** Start Supplied data **

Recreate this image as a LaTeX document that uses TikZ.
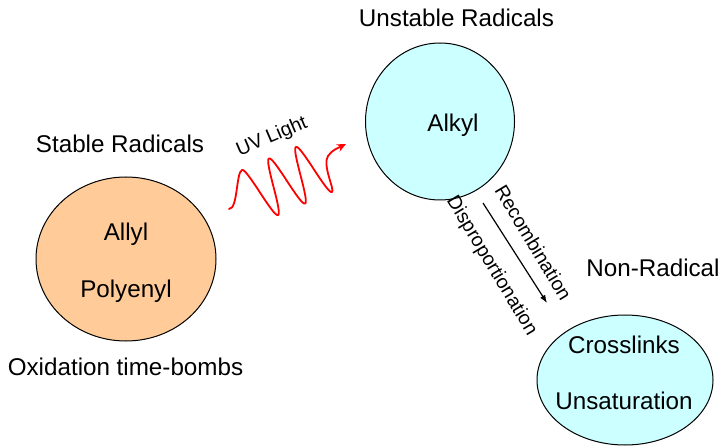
\documentclass[tikz,border=0pt]{standalone}
\usepackage{fontspec}
\setmainfont{Liberation Sans}
\usetikzlibrary{arrows.meta,shapes.geometric}
\definecolor{peach}{HTML}{FFCC99}
\definecolor{paleCyan}{HTML}{CCFFFF}
\definecolor{waveRed}{HTML}{FF0000}
\begin{document}
\begin{tikzpicture}[x=1pt,y=-1pt,
  blob/.style={draw=black, line width=1pt, ellipse, inner sep=0pt},
  big/.style={font=\fontsize{24.2pt}{29pt}\selectfont, inner sep=0pt, anchor=base},
  small/.style={font=\fontsize{19.5pt}{23pt}\selectfont, inner sep=0pt},
  wave/.style={draw=waveRed, line width=1.8pt, line join=round, line cap=round}]
\useasboundingbox (0,0) rectangle (720,446);
\fill[white] (0,0) rectangle (720,446);
% ellipses
\node[blob, fill=peach, minimum width=180pt, minimum height=164pt] (stable) at (126,259) {};
\node[blob, fill=paleCyan, minimum width=149pt, minimum height=157pt] (alkylE) at (440,121.5) {};
\node[blob, fill=paleCyan, minimum width=176pt, minimum height=130pt] (nonrad) at (625,380) {};
% titles
\node[big] (tStable) at (120,153) {Stable Radicals};
\node[big] (tOx) at (125.5,375) {Oxidation time-bombs};
\node[big] (tUnst) at (456.5,27) {Unstable Radicals};
\node[big] (tNon) at (653,277) {Non-Radical};
% inner texts
\node[big] (allyl) at (126,241) {Allyl};
\node[big] (poly) at (126,298) {Polyenyl};
\node[big] (alkyl) at (453,132) {Alkyl};
\node[big] (cross) at (624,353) {Crosslinks};
\node[big] (unsat) at (624,409) {Unsaturation};
% reaction arrow and labels
\coordinate (a1) at (483,203);
\coordinate (a2) at (547,303);
\draw[line width=1.2pt, -{Latex[length=8pt,width=6pt]}] (a1) -- (a2);
\node[small, rotate=-59] (rec) at (533.5,242.5) {Recombination};
\node[small, rotate=-59] (disp) at (491.5,266) {Disproportionation};
% UV light wave
\node[small, rotate=23] (uv) at (272,137) {UV Light};
\coordinate (w0) at (229,209);
\coordinate (w1) at (242,170);
\coordinate (wEnd) at (346,144);
\draw[wave, -{Stealth[length=9pt,width=8pt]}]
  (w0) .. controls (238,209) and (236,172.5) .. (w1)
  -- plot[domain=0:5*pi, samples=200, variable=\t]
     ({253.25 + \t/pi*13.5 - 11.25*cos(\t r)}, {195.4 - \t/pi*5.75 - 25.4*cos(\t r)})
  .. controls (335,190) and (322,165) .. (328,156)
  .. controls (332,150) and (338,148) .. (wEnd);
\end{tikzpicture}
\end{document}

** End Supplied data **

With the pictures left out, transcribe the material exactly.

Reply to the exercise:
Recreate this image as a LaTeX document that uses TikZ.
\documentclass[tikz,border=0pt]{standalone}
\usepackage{fontspec}
\setmainfont{Liberation Sans}
\usetikzlibrary{arrows.meta,shapes.geometric}
\definecolor{peach}{HTML}{FFCC99}
\definecolor{paleCyan}{HTML}{CCFFFF}
\definecolor{waveRed}{HTML}{FF0000}
\begin{document}
\begin{tikzpicture}[x=1pt,y=-1pt,
  blob/.style={draw=black, line width=1pt, ellipse, inner sep=0pt},
  big/.style={font=\fontsize{24.2pt}{29pt}\selectfont, inner sep=0pt, anchor=base},
  small/.style={font=\fontsize{19.5pt}{23pt}\selectfont, inner sep=0pt},
  wave/.style={draw=waveRed, line width=1.8pt, line join=round, line cap=round}]
\useasboundingbox (0,0) rectangle (720,446);
\fill[white] (0,0) rectangle (720,446);
% ellipses
\node[blob, fill=peach, minimum width=180pt, minimum height=164pt] (stable) at (126,259) {};
\node[blob, fill=paleCyan, minimum width=149pt, minimum height=157pt] (alkylE) at (440,121.5) {};
\node[blob, fill=paleCyan, minimum width=176pt, minimum height=130pt] (nonrad) at (625,380) {};
% titles
\node[big] (tStable) at (120,153) {Stable Radicals};
\node[big] (tOx) at (125.5,375) {Oxidation time-bombs};
\node[big] (tUnst) at (456.5,27) {Unstable Radicals};
\node[big] (tNon) at (653,277) {Non-Radical};
% inner texts
\node[big] (allyl) at (126,241) {Allyl};
\node[big] (poly) at (126,298) {Polyenyl};
\node[big] (alkyl) at (453,132) {Alkyl};
\node[big] (cross) at (624,353) {Crosslinks};
\node[big] (unsat) at (624,409) {Unsaturation};
% reaction arrow and labels
\coordinate (a1) at (483,203);
\coordinate (a2) at (547,303);
\draw[line width=1.2pt, -{Latex[length=8pt,width=6pt]}] (a1) -- (a2);
\node[small, rotate=-59] (rec) at (533.5,242.5) {Recombination};
\node[small, rotate=-59] (disp) at (491.5,266) {Disproportionation};
% UV light wave
\node[small, rotate=23] (uv) at (272,137) {UV Light};
\coordinate (w0) at (229,209);
\coordinate (w1) at (242,170);
\coordinate (wEnd) at (346,144);
\draw[wave, -{Stealth[length=9pt,width=8pt]}]
  (w0) .. controls (238,209) and (236,172.5) .. (w1)
  -- plot[domain=0:5*pi, samples=200, variable=\t]
     ({253.25 + \t/pi*13.5 - 11.25*cos(\t r)}, {195.4 - \t/pi*5.75 - 25.4*cos(\t r)})
  .. controls (335,190) and (322,165) .. (328,156)
  .. controls (332,150) and (338,148) .. (wEnd);
\end{tikzpicture}
\end{document}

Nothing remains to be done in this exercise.